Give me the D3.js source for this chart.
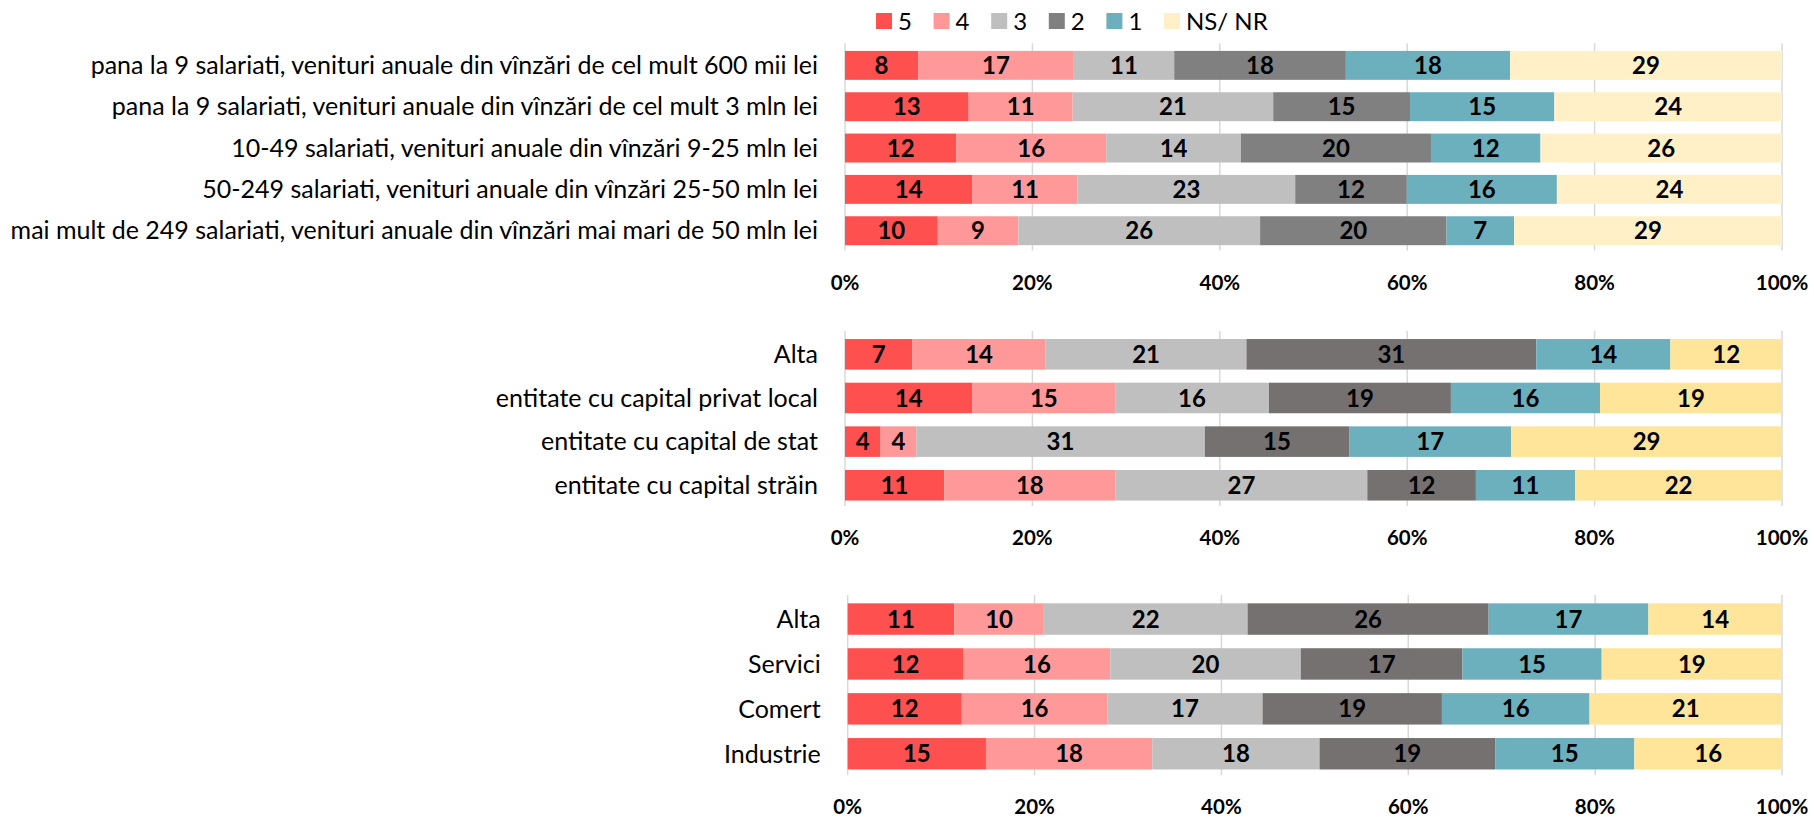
<!DOCTYPE html>
<html>
<head>
<meta charset="utf-8">
<script src="https://cdn.jsdelivr.net/npm/d3@7"></script>
<style>
  body { margin: 0; background: #fff; }
  svg { display: block; }
  .cat { font-family: Lato, "Open Sans", sans-serif; font-size: 25px; fill: #000; }
  .val { font-family: Lato, "Open Sans", sans-serif; font-size: 24px; font-weight: bold; fill: #000; }
  .tick { font-family: Lato, "Open Sans", sans-serif; font-size: 20.5px; font-weight: bold; fill: #000; }
  .leg { font-family: Lato, "Open Sans", sans-serif; font-size: 24px; fill: #000; }
</style>
</head>
<body>
<div id="chart"></div>
<script>
// series keys (legend order, left to right in each bar)
var keys = ["5", "4", "3", "2", "1", "NS/ NR"];

// panel 1 - company size
var sizeCats = [
  "pana la 9 salariati, venituri anuale din vînzări de cel mult 600 mii lei",
  "pana la 9 salariati, venituri anuale din vînzări de cel mult 3 mln lei",
  "10-49 salariati, venituri anuale din vînzări 9-25 mln lei",
  "50-249 salariati, venituri anuale din vînzări 25-50 mln lei",
  "mai mult de 249 salariati, venituri anuale din vînzări mai mari de 50 mln lei"
];
var sizeVals = [
  [7.8, 16.6, 10.7, 18.3, 17.5, 29.0],
  [13.2, 11.1, 21.4, 14.6, 15.4, 24.3],
  [11.9, 16.0, 14.4, 20.3, 11.7, 25.8],
  [13.6, 11.2, 23.2, 11.9, 16.0, 24.0],
  [9.9, 8.6, 25.8, 19.9, 7.2, 28.6]
];

// panel 2 - ownership
var ownCats = ["Alta", "entitate cu capital privat local", "entitate cu capital de stat", "entitate cu capital străin"];
var ownVals = [
  [7.2, 14.2, 21.4, 30.9, 14.3, 11.9],
  [13.6, 15.2, 16.4, 19.4, 15.9, 19.4],
  [3.8, 3.8, 30.8, 15.4, 17.3, 28.9],
  [10.6, 18.3, 26.9, 11.6, 10.6, 22.1]
];

// panel 3 - sector
var secCats = ["Alta", "Servici", "Comert", "Industrie"];
var secVals = [
  [11.4, 9.6, 21.8, 25.8, 17.1, 14.3],
  [12.4, 15.7, 20.4, 17.3, 14.9, 19.3],
  [12.2, 15.6, 16.6, 19.2, 15.8, 20.6],
  [14.8, 17.8, 17.9, 18.8, 14.9, 15.8]
];

var tickVals = [0, 0.2, 0.4, 0.6, 0.8, 1];

var colorsA = ["#FF5050", "#FF9999", "#BFBFBF", "#808080", "#6CB0BE", "#FFF0C8"];
var colorsB = ["#FF5050", "#FF9999", "#BFBFBF", "#767171", "#6CB0BE", "#FFE599"];

var W = 1814, H = 817;
var svg = d3.select("#chart").append("svg")
    .attr("width", W)
    .attr("height", H);

var panels = [
  { cats: sizeCats, vals: sizeVals, colors: colorsA, x0: 845, x1: 1782, y0: 44.7, y1: 251.4 },
  { cats: ownCats, vals: ownVals, colors: colorsB, x0: 845, x1: 1782, y0: 332.5, y1: 507.1 },
  { cats: secCats, vals: secVals, colors: colorsB, x0: 847.7, x1: 1782, y0: 596.6, y1: 776.2 }
];

panels.forEach(function(p) {
  var rows = p.cats.map(function(c, i) {
    var r = { cat: c };
    keys.forEach(function(k, j) { r[k] = p.vals[i][j]; });
    return r;
  });
  var series = d3.stack().keys(keys).offset(d3.stackOffsetExpand)(rows);

  var x = d3.scaleLinear().domain([0, 1]).range([p.x0, p.x1]);
  var y = d3.scaleBand().domain(p.cats).range([p.y0, p.y1])
      .paddingInner(0.30).paddingOuter(0.15);
  var color = d3.scaleOrdinal().domain(keys).range(p.colors);

  var g = svg.append("g");

  // gridlines
  g.selectAll(".grid").data(tickVals).enter().append("line")
      .attr("x1", function(d){ return x(d); })
      .attr("x2", function(d){ return x(d); })
      .attr("y1", p.y0 - 1.5)
      .attr("y2", p.y1 - 1)
      .attr("stroke", "#D9D9D9")
      .attr("stroke-width", 1.5);

  // bars
  var layer = g.selectAll(".layer").data(series).enter().append("g")
      .attr("fill", function(d){ return color(d.key); });
  layer.selectAll("rect").data(function(d){ return d; }).enter().append("rect")
      .attr("x", function(d){ return x(d[0]); })
      .attr("width", function(d){ return x(d[1]) - x(d[0]); })
      .attr("y", function(d){ return y(d.data.cat); })
      .attr("height", y.bandwidth());

  // value labels
  layer.selectAll("text").data(function(d){ var k = d.key; return d.map(function(s){ return { s: s, key: k }; }); })
    .enter().append("text")
      .attr("class", "val")
      .attr("x", function(d){ return (x(d.s[0]) + x(d.s[1])) / 2; })
      .attr("y", function(d){ return y(d.s.data.cat) + y.bandwidth() / 2; })
      .attr("dy", "0.36em")
      .attr("text-anchor", "middle")
      .text(function(d){ return Math.round(d.s.data[d.key]); });

  // category labels
  g.selectAll(".cat").data(p.cats).enter().append("text")
      .attr("class", "cat")
      .attr("x", p.x0 - 27)
      .attr("y", function(d){ return y(d) + y.bandwidth() / 2; })
      .attr("dy", "0.35em")
      .attr("text-anchor", "end")
      .text(function(d){ return d; });

  // x axis tick labels
  g.selectAll(".tick").data(tickVals).enter().append("text")
      .attr("class", "tick")
      .attr("x", function(d){ return x(d); })
      .attr("y", p.y1 + 31)
      .attr("dy", "0.35em")
      .attr("text-anchor", "middle")
      .text(d3.format(".0%"));
});

// legend
var legColors = ["#FF5050", "#FF9999", "#BFBFBF", "#808080", "#6CB0BE", "#FFF0C8"];
var leg = svg.append("g").selectAll("g").data(keys).enter().append("g")
    .attr("transform", function(d, i){ return "translate(" + (876 + i * 57.6) + ",13)"; });
leg.append("rect")
    .attr("width", 16).attr("height", 16)
    .attr("fill", function(d, i){ return legColors[i]; });
leg.append("text")
    .attr("class", "leg")
    .attr("x", 22).attr("y", 8).attr("dy", "0.36em")
    .text(function(d){ return d; });
</script>
</body>
</html>
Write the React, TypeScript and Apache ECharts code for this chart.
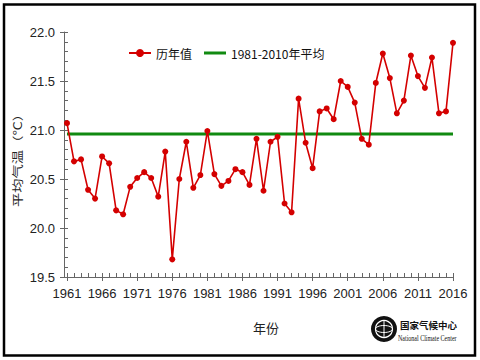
import React, { useEffect, useRef } from "react";
import * as echarts from "echarts";

const years = [
  1961, 1962, 1963, 1964, 1965, 1966, 1967, 1968, 1969, 1970,
  1971, 1972, 1973, 1974, 1975, 1976, 1977, 1978, 1979, 1980,
  1981, 1982, 1983, 1984, 1985, 1986, 1987, 1988, 1989, 1990,
  1991, 1992, 1993, 1994, 1995, 1996, 1997, 1998, 1999, 2000,
  2001, 2002, 2003, 2004, 2005, 2006, 2007, 2008, 2009, 2010,
  2011, 2012, 2013, 2014, 2015, 2016,
];
const annualTemp = [
  21.07, 20.68, 20.70, 20.39, 20.30, 20.73, 20.66, 20.18, 20.14, 20.42,
  20.51, 20.57, 20.51, 20.32, 20.78, 19.68, 20.50, 20.88, 20.41, 20.54,
  20.99, 20.55, 20.43, 20.48, 20.60, 20.57, 20.44, 20.91, 20.38, 20.88,
  20.93, 20.25, 20.16, 21.32, 20.87, 20.61, 21.19, 21.22, 21.11, 21.50,
  21.44, 21.28, 20.91, 20.85, 21.48, 21.78, 21.53, 21.17, 21.30, 21.76,
  21.55, 21.43, 21.74, 21.17, 21.19, 21.89,
];
const baselineMean = 20.96;
const baselineStart = 1961;
const baselineEnd = 2016;
const seriesNames = ["历年值", "1981-2010年平均"];
const yAxisTitle = "平均气温（℃）";
const xAxisTitle = "年份";
const orgNameZh = "国家气候中心";
const orgNameEn = "National Climate Center";

const NUM_FONT = "'Liberation Sans Narrow', 'Liberation Sans', Arial, sans-serif";
const CJK_FONT = "'Liberation Sans Narrow', 'Noto Sans CJK SC', sans-serif";

export default function App() {
  const ref = useRef<HTMLDivElement>(null);
  useEffect(() => {
    if (!ref.current) return;
    const chart = echarts.init(ref.current, null, { renderer: "svg" });
    const axisColor = "#666";
    chart.setOption({
      animation: false,
      backgroundColor: "#fff",
      grid: { left: 67, right: 27, top: 32, bottom: 83, containLabel: false },
      legend: {
        data: [
          { name: seriesNames[0] },
          { name: seriesNames[1], icon: "path://M0,0 L22,0 L22,3 L0,3 Z" },
        ],
        left: 123,
        top: 42,
        itemWidth: 22,
        itemHeight: 10,
        itemGap: 12,
        textStyle: { fontSize: 12, color: "#111", fontFamily: CJK_FONT },
      },
      xAxis: [
        {
          type: "value",
          min: 1961,
          max: 2016,
          interval: 5,
          axisLine: { show: true, lineStyle: { color: axisColor, width: 1 } },
          axisTick: { show: true, inside: false, length: 4, lineStyle: { color: axisColor } },
          axisLabel: {
            margin: 10,
            fontSize: 13,
            color: "#222",
            fontFamily: NUM_FONT,
            formatter: (v: number) => String(v),
          },
          splitLine: { show: false },
        },
        {
          type: "value",
          min: 1961,
          max: 2016,
          interval: 1,
          position: "bottom",
          axisLine: { show: false },
          axisTick: { show: true, inside: true, length: 4, lineStyle: { color: axisColor } },
          axisLabel: { show: false },
          splitLine: { show: false },
        },
      ],
      yAxis: [
        {
          type: "value",
          min: 19.5,
          max: 22,
          interval: 0.5,
          offset: 3,
          axisLine: { show: true, lineStyle: { color: axisColor, width: 1 } },
          axisTick: { show: true, inside: false, length: 4, lineStyle: { color: axisColor } },
          axisLabel: {
            margin: 9,
            fontSize: 13,
            color: "#222",
            fontFamily: NUM_FONT,
            formatter: (v: number) => v.toFixed(1),
          },
          splitLine: { show: false },
        },
        {
          type: "value",
          min: 19.5,
          max: 22,
          interval: 0.1,
          offset: 3,
          position: "left",
          axisLine: { show: false },
          axisTick: { show: true, inside: true, length: 4, lineStyle: { color: axisColor } },
          axisLabel: { show: false },
          splitLine: { show: false },
        },
      ],
      series: [
        {
          name: seriesNames[1],
          type: "line",
          xAxisIndex: 0,
          yAxisIndex: 0,
          symbol: "none",
          data: [
            [baselineStart, baselineMean],
            [baselineEnd, baselineMean],
          ],
          lineStyle: { color: "#118a11", width: 3 },
          itemStyle: { color: "#118a11" },
          z: 2,
        },
        {
          name: seriesNames[0],
          type: "line",
          xAxisIndex: 0,
          yAxisIndex: 0,
          symbol: "circle",
          symbolSize: 6,
          showAllSymbol: true,
          data: years.map((y, i) => [y, annualTemp[i]]),
          lineStyle: { color: "#d40000", width: 1.6 },
          itemStyle: { color: "#d40000" },
          z: 3,
        },
      ],
      graphic: [
        {
          type: "rect",
          shape: { x: 4, y: 4.5, width: 471, height: 351 },
          style: { fill: "none", stroke: "#000", lineWidth: 2.5 },
          silent: true,
        },
        {
          type: "text",
          x: 17,
          y: 157,
          rotation: Math.PI / 2,
          scaleX: 1.3,
          style: {
            text: yAxisTitle,
            fontSize: 11,
            fill: "#222",
            fontFamily: "'Noto Sans CJK SC', sans-serif",
            align: "center",
            verticalAlign: "middle",
          },
        },
        {
          type: "text",
          x: 266,
          y: 327,
          style: {
            text: xAxisTitle,
            fontSize: 13,
            fill: "#222",
            fontFamily: "'Noto Sans CJK SC', sans-serif",
            align: "center",
            verticalAlign: "middle",
          },
        },
        {
          type: "circle",
          shape: { cx: 384, cy: 329, r: 13 },
          style: { fill: "#111" },
        },
        {
          type: "circle",
          shape: { cx: 384, cy: 329, r: 8.5 },
          style: { fill: "none", stroke: "#fff", lineWidth: 1.2 },
        },
        {
          type: "ellipse",
          shape: { cx: 384, cy: 329, rx: 8.5, ry: 3.5 },
          style: { fill: "none", stroke: "#fff", lineWidth: 1 },
        },
        {
          type: "line",
          shape: { x1: 384, y1: 320.5, x2: 384, y2: 337.5 },
          style: { stroke: "#fff", lineWidth: 1 },
        },
        {
          type: "text",
          x: 400,
          y: 324.5,
          style: {
            text: orgNameZh,
            fontSize: 9.5,
            fontWeight: "bold",
            fill: "#111",
            fontFamily: "'Noto Sans CJK SC', sans-serif",
            align: "left",
            verticalAlign: "middle",
          },
        },
        {
          type: "text",
          x: 398,
          y: 339,
          scaleX: 0.75,
          style: {
            text: orgNameEn,
            fontSize: 8,
            fill: "#111",
            fontFamily: "'Liberation Serif', serif",
            align: "left",
            verticalAlign: "middle",
          },
        },
      ],
    });
    return () => chart.dispose();
  }, []);
  return (
    <div
      ref={ref}
      style={{ position: "fixed", left: 0, top: 0, width: 480, height: 360 }}
    />
  );
}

Given task
From the records above, copy only the lines running from the line containing "Write the React, TypeScript" to the line containing "Sans Narrow', 'Noto", both ends included. Leave the pictures out.

Solution for this problem
Write the React, TypeScript and Apache ECharts code for this chart.
import React, { useEffect, useRef } from "react";
import * as echarts from "echarts";

const years = [
  1961, 1962, 1963, 1964, 1965, 1966, 1967, 1968, 1969, 1970,
  1971, 1972, 1973, 1974, 1975, 1976, 1977, 1978, 1979, 1980,
  1981, 1982, 1983, 1984, 1985, 1986, 1987, 1988, 1989, 1990,
  1991, 1992, 1993, 1994, 1995, 1996, 1997, 1998, 1999, 2000,
  2001, 2002, 2003, 2004, 2005, 2006, 2007, 2008, 2009, 2010,
  2011, 2012, 2013, 2014, 2015, 2016,
];
const annualTemp = [
  21.07, 20.68, 20.70, 20.39, 20.30, 20.73, 20.66, 20.18, 20.14, 20.42,
  20.51, 20.57, 20.51, 20.32, 20.78, 19.68, 20.50, 20.88, 20.41, 20.54,
  20.99, 20.55, 20.43, 20.48, 20.60, 20.57, 20.44, 20.91, 20.38, 20.88,
  20.93, 20.25, 20.16, 21.32, 20.87, 20.61, 21.19, 21.22, 21.11, 21.50,
  21.44, 21.28, 20.91, 20.85, 21.48, 21.78, 21.53, 21.17, 21.30, 21.76,
  21.55, 21.43, 21.74, 21.17, 21.19, 21.89,
];
const baselineMean = 20.96;
const baselineStart = 1961;
const baselineEnd = 2016;
const seriesNames = ["历年值", "1981-2010年平均"];
const yAxisTitle = "平均气温（℃）";
const xAxisTitle = "年份";
const orgNameZh = "国家气候中心";
const orgNameEn = "National Climate Center";

const NUM_FONT = "'Liberation Sans Narrow', 'Liberation Sans', Arial, sans-serif";
const CJK_FONT = "'Liberation Sans Narrow', 'Noto Sans CJK SC', sans-serif";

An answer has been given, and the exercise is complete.